STAFF NEWS & ANALYSIS
Is This the End of America?
By - March 21, 2009

U.S. law-making is riddled with slapdash, incompetence and gamesmanship. Helicopter Ben Bernanke's Federal Reserve is dropping trillions of fresh paper dollars on the world economy, the President of the United States is cracking jokes on late night comedy shows, his energy minister is threatening a trade war over carbon emissions, his treasury secretary is dithering over a banking reform program amid rising concerns over his competence and a monumentally dysfunctional U.S. Congress is launching another public jihad against corporations and bankers. As an aghast world – from China to Chicago and Chihuahua – watches, the circus-like U.S. political system seems to be declining into near chaos. Through it all, stock and financial markets are paralyzed. The more the policy regime does, the worse the outlook gets. The multi-ringed spectacle raises a disturbing question in many minds: Is this the end of America? – Financial Post

Dominant Social Theme: America as Rome?

Free-Market Analysis: We received some pushback from a recent article in which we enumerated the difficulties posed to America by the recent Bush administration. But the above article excerpt illustrates clearly the why the Bush administration remains important – as does the Clinton administration before it. Both of these administrations were very confusing to the electorate in that they seemed to promise one thing but delivered another, or at least tried to. Now the Obama administration is delivering even more puzzlement — and the side effect is likely increased corruption.

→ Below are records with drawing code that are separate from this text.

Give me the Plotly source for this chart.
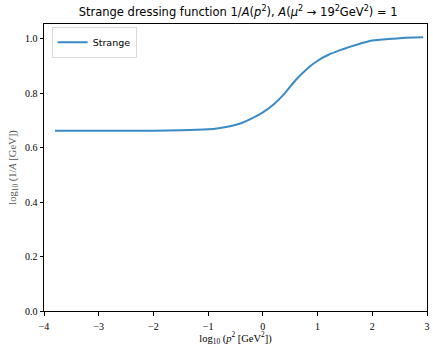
import plotly.graph_objects as go

# log10(p^2 [GeV^2]) and strange-quark dressing function 1/A(p^2)
log_p2 = [-3.8, -3.0, -2.0, -1.5, -1.2, -0.9, -0.6, -0.4, -0.2, 0.0, 0.2, 0.4,
          0.6, 0.8, 1.0, 1.2, 1.4, 1.6, 1.8, 2.0, 2.3, 2.6, 2.93]
inv_A = [0.663, 0.663, 0.663, 0.664, 0.666, 0.669, 0.679, 0.690, 0.708, 0.730,
         0.760, 0.800, 0.849, 0.889, 0.920, 0.942, 0.958, 0.972, 0.984, 0.994,
         1.000, 1.004, 1.006]

x_ticks = [-4, -3, -2, -1, 0, 1, 2, 3]
x_tick_text = ["\u22124", "\u22123", "\u22122", "\u22121", "0", "1", "2", "3"]
y_ticks = [0.0, 0.2, 0.4, 0.6, 0.8, 1.0]
y_tick_text = ["0.0", "0.2", "0.4", "0.6", "0.8", "1.0"]

serif = "Liberation Serif, DejaVu Serif, serif"
sans = "DejaVu Sans, sans-serif"

fig = go.Figure()
fig.add_trace(go.Scatter(
    x=log_p2, y=inv_A, mode="lines", name="Strange",
    line=dict(color="#3a8ac6", width=2, shape="spline", smoothing=0.3),
))

axis_common = dict(
    showline=True, linecolor="black", linewidth=1, mirror=True,
    ticks="outside", ticklen=3.5, tickwidth=1, tickcolor="black",
    showgrid=False, zeroline=False,
    tickfont=dict(family=serif, size=10, color="black"),
)

fig.update_layout(
    width=433, height=346,
    margin=dict(l=44, r=3, t=24, b=33),
    paper_bgcolor="white", plot_bgcolor="white",
    title=dict(
        text="Strange dressing function 1/<i>A</i>(<i>p</i><sup>2</sup>), "
             "<i>A</i>(<i>\u03bc</i><sup>2</sup> \u2192 19<sup>2</sup>GeV<sup>2</sup>) = 1",
        x=0.55, xanchor="center", y=0.965, yanchor="middle",
        font=dict(family=sans, size=11.5, color="black"),
    ),
    xaxis=dict(
        range=[-4, 3], tickvals=x_ticks, ticktext=x_tick_text,
        ticklabelstandoff=2,
        title=dict(text="log<sub>10</sub> (<i>p</i><sup>2</sup> [GeV<sup>2</sup>])",
                   font=dict(family=serif, size=10.5, color="black"), standoff=4),
        **axis_common,
    ),
    yaxis=dict(
        range=[0, 1.055], tickvals=y_ticks, ticktext=y_tick_text,
        title=dict(text="log<sub>10</sub> (1/<i>A</i> [GeV])",
                   font=dict(family=serif, size=10.5, color="#555555"), standoff=6),
        **axis_common,
    ),
    legend=dict(
        x=0.02, y=0.99, xanchor="left", yanchor="top",
        bgcolor="white", bordercolor="#d9d9d9", borderwidth=1,
        font=dict(family=sans, size=9.5, color="black"),
        itemwidth=30, tracegroupgap=0,
    ),
    showlegend=True,
)

fig.write_html("out.html")
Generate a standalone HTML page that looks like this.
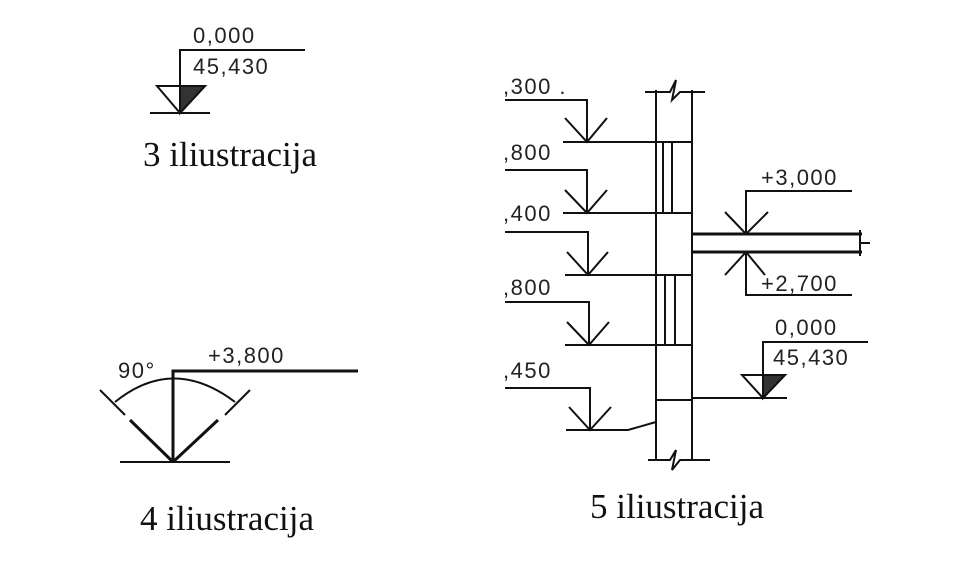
<!DOCTYPE html>
<html><head><meta charset="utf-8"><style>
html,body{margin:0;padding:0;background:#fff;}
svg{display:block}
.t{font-family:"Liberation Sans",sans-serif;font-size:22px;letter-spacing:1.5px;fill:#222;}
.c{font-family:"Liberation Serif",serif;font-size:35px;fill:#111;}
</style></head><body>
<svg width="956" height="576" viewBox="0 0 956 576" xmlns="http://www.w3.org/2000/svg" stroke="#111" fill="none" stroke-width="2">
<!-- Ill 3 -->
<text class="t" x="193" y="43" stroke="none">0,000</text>
<text class="t" x="193" y="74" stroke="none">45,430</text>
<polyline points="305,50 180,50 180,113"/>
<polygon points="157,86 205,86 180,113"/>
<polygon points="180,86 205,86 180,113" fill="#333"/>
<line x1="150" y1="113" x2="210" y2="113"/>
<text class="c" x="143" y="166" stroke="none">3 iliustracija</text>

<!-- Ill 4 -->
<text class="t" x="208" y="363" stroke="none">+3,800</text>
<text class="t" x="118" y="378" stroke="none">90°</text>
<polyline points="173,462 173,371 358,371" stroke-width="3"/>
<path d="M115,402 Q173,355 235,402"/>
<line x1="100" y1="390" x2="125" y2="415"/>
<line x1="130" y1="420" x2="173" y2="462" stroke-width="3"/>
<line x1="250" y1="390" x2="225" y2="415"/>
<line x1="218" y1="420" x2="173" y2="462" stroke-width="3"/>
<line x1="120" y1="462" x2="230" y2="462"/>
<text class="c" x="140" y="530" stroke="none">4 iliustracija</text>

<!-- Ill 5 wall -->
<line x1="656" y1="90" x2="656" y2="460"/>
<line x1="692" y1="90" x2="692" y2="460"/>
<polyline points="645,92 670,92 676,80 672,100 680,92 705,92"/>
<polyline points="648,460 670,460 676,450 672,470 680,460 710,460"/>
<line x1="663" y1="142" x2="663" y2="213"/>
<line x1="672" y1="142" x2="672" y2="213"/>
<line x1="665" y1="275" x2="665" y2="345"/>
<line x1="675" y1="275" x2="675" y2="345"/>
<line x1="656" y1="400" x2="692" y2="400"/>

<!-- levels -->
<text class="t" x="503" y="94" stroke="none">,300 .</text>
<polyline points="505,100 587,100 587,142"/>
<polyline points="565,118 587,142 607,118"/>
<line x1="563" y1="142" x2="692" y2="142"/>

<text class="t" x="503" y="160" stroke="none">,800</text>
<polyline points="505,170 587,170 587,213"/>
<polyline points="565,190 587,213 607,190"/>
<line x1="563" y1="213" x2="692" y2="213"/>

<text class="t" x="503" y="221" stroke="none">,400</text>
<polyline points="505,232 588,232 588,275"/>
<polyline points="567,252 588,275 608,252"/>
<line x1="565" y1="275" x2="692" y2="275"/>

<text class="t" x="503" y="295" stroke="none">,800</text>
<polyline points="505,302 589,302 589,345"/>
<polyline points="567,322 589,345 609,322"/>
<line x1="565" y1="345" x2="692" y2="345"/>

<text class="t" x="503" y="378" stroke="none">,450</text>
<polyline points="505,388 590,388 590,430"/>
<polyline points="569,407 590,430 611,407"/>
<polyline points="566,430 628,430 656,422"/>

<!-- slab -->
<line x1="692" y1="234" x2="862" y2="234" stroke-width="3"/>
<line x1="692" y1="252" x2="862" y2="252" stroke-width="3"/>
<polyline points="860,230 860,256"/>
<line x1="860" y1="243" x2="870" y2="243"/>

<text class="t" x="761" y="185" stroke="none">+3,000</text>
<polyline points="852,191 746,191 746,234"/>
<polyline points="725,212 746,234 768,212"/>
<text class="t" x="761" y="291" stroke="none">+2,700</text>
<polyline points="852,295 746,295 746,252"/>
<polyline points="725,275 746,252 765,275"/>

<text class="t" x="775" y="335" stroke="none">0,000</text>
<text class="t" x="773" y="365" stroke="none">45,430</text>
<polyline points="868,342 763,342 763,398"/>
<polygon points="742,375 785,375 763,398"/>
<polygon points="763,375 785,375 763,398" fill="#333"/>
<line x1="692" y1="398" x2="787" y2="398"/>

<text class="c" x="590" y="518" stroke="none">5 iliustracija</text>
</svg>
</body></html>
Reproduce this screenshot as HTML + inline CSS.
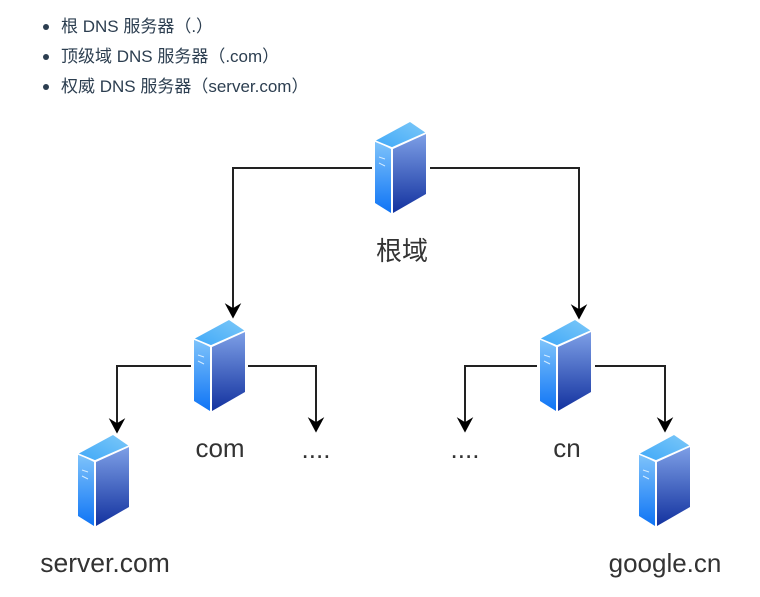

Unfortunately, the more estranged administrations get from their electorates, the more corruption flourishes. Leaders and those who serve them closely grow increasingly contemptuous of the electorate, seeing it as a mass worthy only of being misled. The goal of various administrations in states large and small becomes not to lead but to loot – as aggressively and quickly as possible.

The Clinton presidency was obviously corrupt, with the president lying under oath and then nearly being impeached. But the Bush administration did not live up to the expectations of those on the right in terms of conservative principles, while alienating the American left with wars and emphasis on a certain kind of Christian morality.

Barack Obama was able to sweep into the office under the rubric of change. The change that Obama has emphasized was not necessarily explicitly developed during this campaign. And even now Obama's rhetoric is fairly middle-of-the-road within the larger American political dialogue. But his actions, and that of the Democratic Congress are quite a bit to the left of where the American electorate would like to be. The bail-outs would seem to be a full-on socialist project.

Yes, the American electorate is fairly confused. It repudiated Clinton, trying to find a way back to the successful presidency of Ronald Reagan but got something different in Bush. Then the electorate repudiated the Bush regime and elected a graceful young man to bring "change" to a town that sorely needs it. But Obama's appointments, especially his financial appointments, have left in power the same wise men that supervised to a large extent the Clinton and Bush administrations. The change is not so much one of economics as it is of regulation and increased control.

The United States is a very powerful nation yet, made up of 300 million or more hard-working people, most of whom were attracted to the country for its opportunities. The problem with the country has to do with those at the top who keep promising that America will live up to her laissez-faire values and then perform a switcheroo that generates yet more top down control. The American Dream as originally conceived was never about free healthcare, universal welfare and group rights. The American Dream, as enunciated most eloquently by Thomas Jefferson was about the ability to realize one's own personal abilities and to be fairly rewarded for them.

After Thoughts

The farther away from the American Constitution – which still embodies bedrock principles to many — that the federal leadership drifts, the worse the confusion and corruption becomes. The trouble is, when a country's founding mythos cannot be supported, even in terms of lip-service, by those who purport to lead, then the conversation that binds the electorate begins to fall apart. The corruption begins to become naked instead of hidden. Justifications fall away and the face of power reveals itself without pretense. When this process starts, it is hard to reverse. Obviously, those outside of America see something like this occurring, whether or not it is justified, and whether or not the American people themselves see it.